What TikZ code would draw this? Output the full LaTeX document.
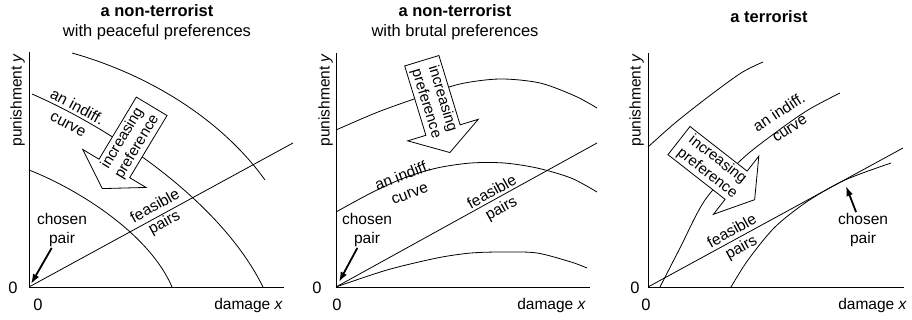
\documentclass[tikz,border=0pt]{standalone}
\usepackage{fontspec}
\setmainfont{Liberation Sans}
\usetikzlibrary{arrows.meta, shapes.arrows}

\newcommand{\lblsize}{\fontsize{15.5}{19}\selectfont}
\newcommand{\ttlsize}{\fontsize{16.5}{20}\selectfont}
\newcommand{\prefsize}{\fontsize{15}{17}\selectfont}

\begin{document}
\begin{tikzpicture}[x=1pt, y=1pt, >=Latex]
    % Stili
    \tikzstyle{axis} = [line width=0.9pt]
    \tikzstyle{curve} = [line width=0.8pt]
    \tikzstyle{lbl} = [font=\lblsize, align=center, inner sep=1pt]
    \tikzstyle{zero} = [font=\fontsize{16.5}{19}\selectfont, inner sep=1pt]
    \tikzstyle{ttl} = [font=\ttlsize, align=center, inner sep=0pt]
    \tikzstyle{pref} = [single arrow, draw, fill=white, line width=0.8pt, font=\prefsize, align=center, inner sep=2pt, single arrow head extend=19pt, single arrow tip angle=115, minimum height=96pt, anchor=tip]
    \tikzstyle{pick} = [-{Latex[length=10pt, width=7pt]}, line width=1.8pt]

    \useasboundingbox (0,0) rectangle (912,320);

    % Pannello 1: non-terrorist, peaceful
    \node[ttl] (t1) at (157,298) {\textbf{a non-terrorist}\\with peaceful preferences};
    \coordinate (o1) at (29,33);
    \draw[axis] (o1) ++(0,235) -- (o1) -- ++(255,0);
    \draw[curve] (72,267) .. controls (150,245) and (222,200) .. (265,140);
    \draw[curve] (32,226) .. controls (110,192) and (220,120) .. (263,33);
    \draw[curve] (29,150) .. controls (80,130) and (150,85) .. (172,33);
    \draw[curve] (o1) -- (293,177);

    \node[lbl, rotate=90, anchor=south] (py1) at (26,220) {punishment \textit{y}};
    \node[lbl, anchor=east] (dx1) at (284,15) {damage \textit{x}};
    \node[zero] (zy1) at (13,32) {0};
    \node[zero] (zx1) at (38,15) {0};
    \node[lbl, rotate=-28] (ic1) at (73,205) {an indiff.\\curve};
    \node[lbl, rotate=29] (fp1) at (160,105) {feasible\\pairs};
    \node[lbl] (cp1) at (62,90) {chosen\\pair};
    \coordinate (ch1) at (31,36);
    \draw[pick] (cp1) -- (ch1);
    \node[pref, rotate=59, shape border rotate=180] (ip1) at (102,131) {increasing\\preference};

    % Pannello 2: non-terrorist, brutal
    \node[ttl] (t2) at (455,298) {\textbf{a non-terrorist}\\with brutal preferences};
    \coordinate (o2) at (336,33);
    \draw[axis] (o2) ++(0,234) -- (o2) -- ++(254,0);
    \draw[curve] plot[smooth] coordinates {(336,190) (378,208) (420,223) (460,236) (500,241) (540,237) (575,224) (597,212)};
    \draw[curve] plot[smooth] coordinates {(336,108) (371,127) (404,142) (437,152) (471,157) (504,157) (537,152) (571,142) (597,128)};
    \draw[curve] plot[smooth] coordinates {(336,33) (387,50) (437,62) (471,67) (504,68) (537,67) (571,58) (587,52)};
    \draw[curve] (o2) -- (597,177);

    \node[lbl, rotate=90, anchor=south] (py2) at (334,220) {punishment \textit{y}};
    \node[lbl, anchor=east] (dx2) at (587,15) {damage \textit{x}};
    \node[zero] (zy2) at (317,32) {0};
    \node[zero] (zx2) at (337,15) {0};
    \node[lbl, rotate=21] (ic2) at (406,136) {an indiff.\\curve};
    \node[lbl, rotate=29] (fp2) at (497,119) {feasible\\pairs};
    \node[lbl] (cp2) at (367,90) {chosen\\pair};
    \coordinate (ch2) at (339,38);
    \draw[pick] (cp2) -- (ch2);
    \node[pref, rotate=-73] (ip2) at (450,167) {increasing\\preference};

    % Pannello 3: terrorist
    \node[ttl] (t3) at (769,303) {\textbf{a terrorist}};
    \coordinate (o3) at (648,33);
    \draw[axis] (o3) ++(0,234) -- (o3) -- ++(256,0);
    \draw[curve] plot[smooth] coordinates {(648,173) (675,197) (708,223) (741,247) (763,258)};
    \draw[curve] plot[smooth] coordinates {(660,33) (680,72) (705,120) (741,160) (775,187) (808,210) (840,227)};
    \draw[curve] plot[smooth] coordinates {(731,33) (748,60) (775,93) (808,119) (845,140) (891,157)};
    \draw[curve] (o3) -- (903,172);

    \node[lbl, rotate=90, anchor=south] (py3) at (645,220) {punishment \textit{y}};
    \node[lbl, anchor=east] (dx3) at (908,15) {damage \textit{x}};
    \node[zero] (zy3) at (635,32) {0};
    \node[zero] (zx3) at (646,15) {0};
    \node[lbl, rotate=33] (ic3) at (784,200) {an indiff.\\curve};
    \node[lbl, rotate=29] (fp3) at (737,80) {feasible\\pairs};
    \node[lbl] (cp3) at (863,90) {chosen\\pair};
    \coordinate (ch3) at (846,134);
    \draw[pick] (cp3) -- (ch3);
    \node[pref, rotate=-38] (ip3) at (755,120) {increasing\\preference};
\end{tikzpicture}
\end{document}
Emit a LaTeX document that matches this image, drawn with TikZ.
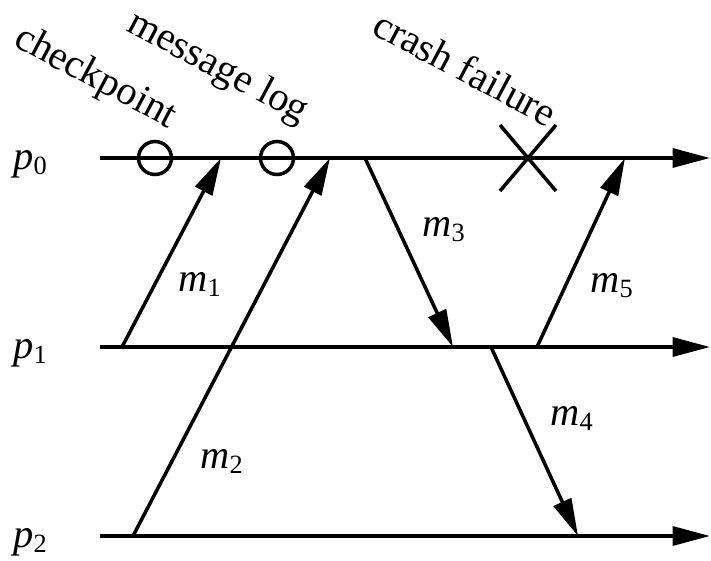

::::

* PROMPT *
Start at the first line of the records and write out everything up to and including the line containing "(0,0) rectangle (912,320);". No pictures.

* FINISHED TASK *
What TikZ code would draw this? Output the full LaTeX document.
\documentclass[tikz,border=0pt]{standalone}
\usepackage{fontspec}
\setmainfont{Liberation Sans}
\usetikzlibrary{arrows.meta, shapes.arrows}

\newcommand{\lblsize}{\fontsize{15.5}{19}\selectfont}
\newcommand{\ttlsize}{\fontsize{16.5}{20}\selectfont}
\newcommand{\prefsize}{\fontsize{15}{17}\selectfont}

\begin{document}
\begin{tikzpicture}[x=1pt, y=1pt, >=Latex]
    % Stili
    \tikzstyle{axis} = [line width=0.9pt]
    \tikzstyle{curve} = [line width=0.8pt]
    \tikzstyle{lbl} = [font=\lblsize, align=center, inner sep=1pt]
    \tikzstyle{zero} = [font=\fontsize{16.5}{19}\selectfont, inner sep=1pt]
    \tikzstyle{ttl} = [font=\ttlsize, align=center, inner sep=0pt]
    \tikzstyle{pref} = [single arrow, draw, fill=white, line width=0.8pt, font=\prefsize, align=center, inner sep=2pt, single arrow head extend=19pt, single arrow tip angle=115, minimum height=96pt, anchor=tip]
    \tikzstyle{pick} = [-{Latex[length=10pt, width=7pt]}, line width=1.8pt]

    \useasboundingbox (0,0) rectangle (912,320);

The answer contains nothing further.